-------- Information supplied --------

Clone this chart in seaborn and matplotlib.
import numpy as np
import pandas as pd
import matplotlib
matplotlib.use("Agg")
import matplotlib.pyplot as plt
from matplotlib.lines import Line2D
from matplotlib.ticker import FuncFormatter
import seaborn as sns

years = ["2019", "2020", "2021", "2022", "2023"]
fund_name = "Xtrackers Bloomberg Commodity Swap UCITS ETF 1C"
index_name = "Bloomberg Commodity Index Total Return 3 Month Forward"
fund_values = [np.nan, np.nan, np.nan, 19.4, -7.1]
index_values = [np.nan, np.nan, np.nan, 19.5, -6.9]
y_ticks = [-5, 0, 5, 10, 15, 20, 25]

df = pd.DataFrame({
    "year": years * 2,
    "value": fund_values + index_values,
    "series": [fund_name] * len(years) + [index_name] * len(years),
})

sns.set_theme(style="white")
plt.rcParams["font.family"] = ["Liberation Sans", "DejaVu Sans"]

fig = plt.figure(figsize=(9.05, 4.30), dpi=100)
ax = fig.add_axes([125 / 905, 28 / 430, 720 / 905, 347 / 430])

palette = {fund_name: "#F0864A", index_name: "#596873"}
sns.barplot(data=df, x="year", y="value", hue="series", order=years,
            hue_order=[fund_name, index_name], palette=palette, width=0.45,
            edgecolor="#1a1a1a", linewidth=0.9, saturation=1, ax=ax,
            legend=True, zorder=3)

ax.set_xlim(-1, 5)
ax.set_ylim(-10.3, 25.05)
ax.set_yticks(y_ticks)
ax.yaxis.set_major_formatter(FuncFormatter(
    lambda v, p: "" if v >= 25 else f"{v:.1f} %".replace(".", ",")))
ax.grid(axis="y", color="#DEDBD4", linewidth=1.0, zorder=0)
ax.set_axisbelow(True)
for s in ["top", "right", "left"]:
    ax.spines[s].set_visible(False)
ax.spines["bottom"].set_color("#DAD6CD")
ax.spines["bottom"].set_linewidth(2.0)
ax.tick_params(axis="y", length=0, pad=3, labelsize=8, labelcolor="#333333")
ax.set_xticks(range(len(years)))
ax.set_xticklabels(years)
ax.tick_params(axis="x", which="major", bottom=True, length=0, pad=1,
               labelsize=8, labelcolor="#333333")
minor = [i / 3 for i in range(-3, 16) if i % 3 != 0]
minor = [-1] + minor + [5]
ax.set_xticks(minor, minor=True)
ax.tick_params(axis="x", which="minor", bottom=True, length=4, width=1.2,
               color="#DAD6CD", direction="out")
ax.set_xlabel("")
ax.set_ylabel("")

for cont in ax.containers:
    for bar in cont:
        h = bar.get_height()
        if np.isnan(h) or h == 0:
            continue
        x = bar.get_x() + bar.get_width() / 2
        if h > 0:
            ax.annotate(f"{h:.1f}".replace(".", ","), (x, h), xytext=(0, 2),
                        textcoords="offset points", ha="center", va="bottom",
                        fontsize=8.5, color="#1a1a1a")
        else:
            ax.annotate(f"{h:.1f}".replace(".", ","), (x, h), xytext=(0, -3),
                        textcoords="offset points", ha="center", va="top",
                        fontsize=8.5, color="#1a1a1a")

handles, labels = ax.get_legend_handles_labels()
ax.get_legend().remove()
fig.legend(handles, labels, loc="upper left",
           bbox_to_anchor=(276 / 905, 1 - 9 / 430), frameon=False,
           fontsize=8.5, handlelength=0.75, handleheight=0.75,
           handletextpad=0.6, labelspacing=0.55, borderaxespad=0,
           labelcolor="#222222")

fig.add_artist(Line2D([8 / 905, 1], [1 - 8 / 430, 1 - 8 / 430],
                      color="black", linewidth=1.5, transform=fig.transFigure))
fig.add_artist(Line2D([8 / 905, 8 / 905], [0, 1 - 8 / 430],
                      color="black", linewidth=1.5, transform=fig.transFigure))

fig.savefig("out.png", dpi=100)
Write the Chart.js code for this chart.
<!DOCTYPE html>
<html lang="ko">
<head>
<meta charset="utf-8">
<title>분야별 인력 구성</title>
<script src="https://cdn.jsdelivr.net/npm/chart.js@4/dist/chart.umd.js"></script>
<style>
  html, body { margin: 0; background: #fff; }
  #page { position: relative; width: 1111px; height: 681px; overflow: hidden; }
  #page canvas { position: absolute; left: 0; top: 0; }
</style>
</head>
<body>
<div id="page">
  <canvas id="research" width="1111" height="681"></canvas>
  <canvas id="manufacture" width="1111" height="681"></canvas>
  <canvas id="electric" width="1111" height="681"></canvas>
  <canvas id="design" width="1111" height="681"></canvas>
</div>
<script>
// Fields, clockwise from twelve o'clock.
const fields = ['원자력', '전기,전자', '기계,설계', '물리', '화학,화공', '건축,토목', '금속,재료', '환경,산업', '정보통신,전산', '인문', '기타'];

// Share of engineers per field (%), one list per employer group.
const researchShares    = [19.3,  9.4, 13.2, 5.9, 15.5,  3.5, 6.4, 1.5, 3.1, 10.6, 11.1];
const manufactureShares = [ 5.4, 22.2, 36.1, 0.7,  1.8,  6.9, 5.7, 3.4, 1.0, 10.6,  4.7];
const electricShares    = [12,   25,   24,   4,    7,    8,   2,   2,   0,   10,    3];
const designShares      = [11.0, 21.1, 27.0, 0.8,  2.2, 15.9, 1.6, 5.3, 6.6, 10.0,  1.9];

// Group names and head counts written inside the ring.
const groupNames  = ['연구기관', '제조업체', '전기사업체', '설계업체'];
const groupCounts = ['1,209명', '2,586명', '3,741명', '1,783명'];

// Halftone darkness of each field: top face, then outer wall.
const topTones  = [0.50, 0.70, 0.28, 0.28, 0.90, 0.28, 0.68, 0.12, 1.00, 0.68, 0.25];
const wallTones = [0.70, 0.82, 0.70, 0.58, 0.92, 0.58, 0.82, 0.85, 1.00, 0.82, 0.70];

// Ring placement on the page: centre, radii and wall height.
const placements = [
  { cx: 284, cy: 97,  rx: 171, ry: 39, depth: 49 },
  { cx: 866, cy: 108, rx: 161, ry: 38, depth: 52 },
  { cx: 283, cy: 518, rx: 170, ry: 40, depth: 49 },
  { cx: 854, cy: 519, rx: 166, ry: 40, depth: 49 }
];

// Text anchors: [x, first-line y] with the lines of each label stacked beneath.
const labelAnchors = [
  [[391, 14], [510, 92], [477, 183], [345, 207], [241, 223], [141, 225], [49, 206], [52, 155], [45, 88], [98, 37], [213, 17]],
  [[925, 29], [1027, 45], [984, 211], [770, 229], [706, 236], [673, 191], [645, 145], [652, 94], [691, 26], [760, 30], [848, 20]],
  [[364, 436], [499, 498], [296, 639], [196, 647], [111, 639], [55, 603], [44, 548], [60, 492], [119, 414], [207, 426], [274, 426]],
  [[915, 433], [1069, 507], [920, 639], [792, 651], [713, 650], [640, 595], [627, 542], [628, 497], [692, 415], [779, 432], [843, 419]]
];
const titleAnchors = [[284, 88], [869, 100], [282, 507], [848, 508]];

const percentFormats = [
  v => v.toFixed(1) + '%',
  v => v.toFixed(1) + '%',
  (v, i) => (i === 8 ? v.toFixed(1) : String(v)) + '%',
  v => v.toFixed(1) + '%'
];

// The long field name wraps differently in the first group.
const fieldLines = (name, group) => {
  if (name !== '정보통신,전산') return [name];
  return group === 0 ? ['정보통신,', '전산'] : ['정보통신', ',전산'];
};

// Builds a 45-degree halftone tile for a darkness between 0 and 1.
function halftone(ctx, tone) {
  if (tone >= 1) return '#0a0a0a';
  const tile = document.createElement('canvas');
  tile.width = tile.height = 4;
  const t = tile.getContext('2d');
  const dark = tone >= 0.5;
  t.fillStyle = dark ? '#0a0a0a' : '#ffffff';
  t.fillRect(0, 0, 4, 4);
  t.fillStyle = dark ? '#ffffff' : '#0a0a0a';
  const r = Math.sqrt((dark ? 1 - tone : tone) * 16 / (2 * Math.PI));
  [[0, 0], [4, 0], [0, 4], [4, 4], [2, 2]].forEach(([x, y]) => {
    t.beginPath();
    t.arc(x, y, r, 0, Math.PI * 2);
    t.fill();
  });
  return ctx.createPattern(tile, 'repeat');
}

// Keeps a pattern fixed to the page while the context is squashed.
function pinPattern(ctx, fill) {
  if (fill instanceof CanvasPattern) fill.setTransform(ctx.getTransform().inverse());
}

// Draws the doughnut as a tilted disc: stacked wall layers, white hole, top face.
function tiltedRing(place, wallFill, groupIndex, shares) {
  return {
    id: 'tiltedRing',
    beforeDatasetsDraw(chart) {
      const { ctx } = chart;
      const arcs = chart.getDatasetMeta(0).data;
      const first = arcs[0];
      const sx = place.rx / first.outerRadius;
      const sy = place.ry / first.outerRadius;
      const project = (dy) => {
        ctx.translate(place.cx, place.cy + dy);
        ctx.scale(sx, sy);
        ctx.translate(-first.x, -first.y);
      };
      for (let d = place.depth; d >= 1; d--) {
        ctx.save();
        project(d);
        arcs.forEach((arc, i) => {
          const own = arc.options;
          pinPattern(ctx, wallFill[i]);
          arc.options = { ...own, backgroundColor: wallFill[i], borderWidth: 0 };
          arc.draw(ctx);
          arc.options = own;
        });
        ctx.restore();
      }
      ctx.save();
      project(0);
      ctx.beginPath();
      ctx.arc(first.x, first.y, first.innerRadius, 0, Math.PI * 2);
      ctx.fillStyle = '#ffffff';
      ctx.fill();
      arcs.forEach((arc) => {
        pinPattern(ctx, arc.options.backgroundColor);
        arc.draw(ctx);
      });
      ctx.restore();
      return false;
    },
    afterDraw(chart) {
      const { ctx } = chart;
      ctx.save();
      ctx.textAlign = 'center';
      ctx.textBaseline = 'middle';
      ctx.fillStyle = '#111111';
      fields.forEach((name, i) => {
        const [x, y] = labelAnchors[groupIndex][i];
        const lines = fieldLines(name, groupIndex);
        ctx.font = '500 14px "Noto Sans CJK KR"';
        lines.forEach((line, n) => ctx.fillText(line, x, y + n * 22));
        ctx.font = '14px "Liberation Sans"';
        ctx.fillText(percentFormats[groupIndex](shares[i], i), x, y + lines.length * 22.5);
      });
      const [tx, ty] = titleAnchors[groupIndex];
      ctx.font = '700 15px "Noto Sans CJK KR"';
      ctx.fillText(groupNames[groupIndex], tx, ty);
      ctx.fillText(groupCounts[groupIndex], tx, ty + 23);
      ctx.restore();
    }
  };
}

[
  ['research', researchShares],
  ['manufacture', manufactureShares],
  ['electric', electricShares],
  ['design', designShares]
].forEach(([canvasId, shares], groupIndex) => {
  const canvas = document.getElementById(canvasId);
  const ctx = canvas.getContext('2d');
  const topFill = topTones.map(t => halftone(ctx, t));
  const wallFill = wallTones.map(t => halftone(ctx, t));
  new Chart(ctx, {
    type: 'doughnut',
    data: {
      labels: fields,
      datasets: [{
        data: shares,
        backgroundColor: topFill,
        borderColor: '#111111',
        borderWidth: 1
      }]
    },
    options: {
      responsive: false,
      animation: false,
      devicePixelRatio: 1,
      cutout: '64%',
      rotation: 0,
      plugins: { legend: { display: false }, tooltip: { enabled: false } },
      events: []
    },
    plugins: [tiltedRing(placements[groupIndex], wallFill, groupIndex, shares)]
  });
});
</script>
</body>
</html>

--------

→ Problem to solve:
Give back, verbatim, the lines from the top of the entries above through the line containing "import seaborn as sns".

→ Response:
Clone this chart in seaborn and matplotlib.
import numpy as np
import pandas as pd
import matplotlib
matplotlib.use("Agg")
import matplotlib.pyplot as plt
from matplotlib.lines import Line2D
from matplotlib.ticker import FuncFormatter
import seaborn as sns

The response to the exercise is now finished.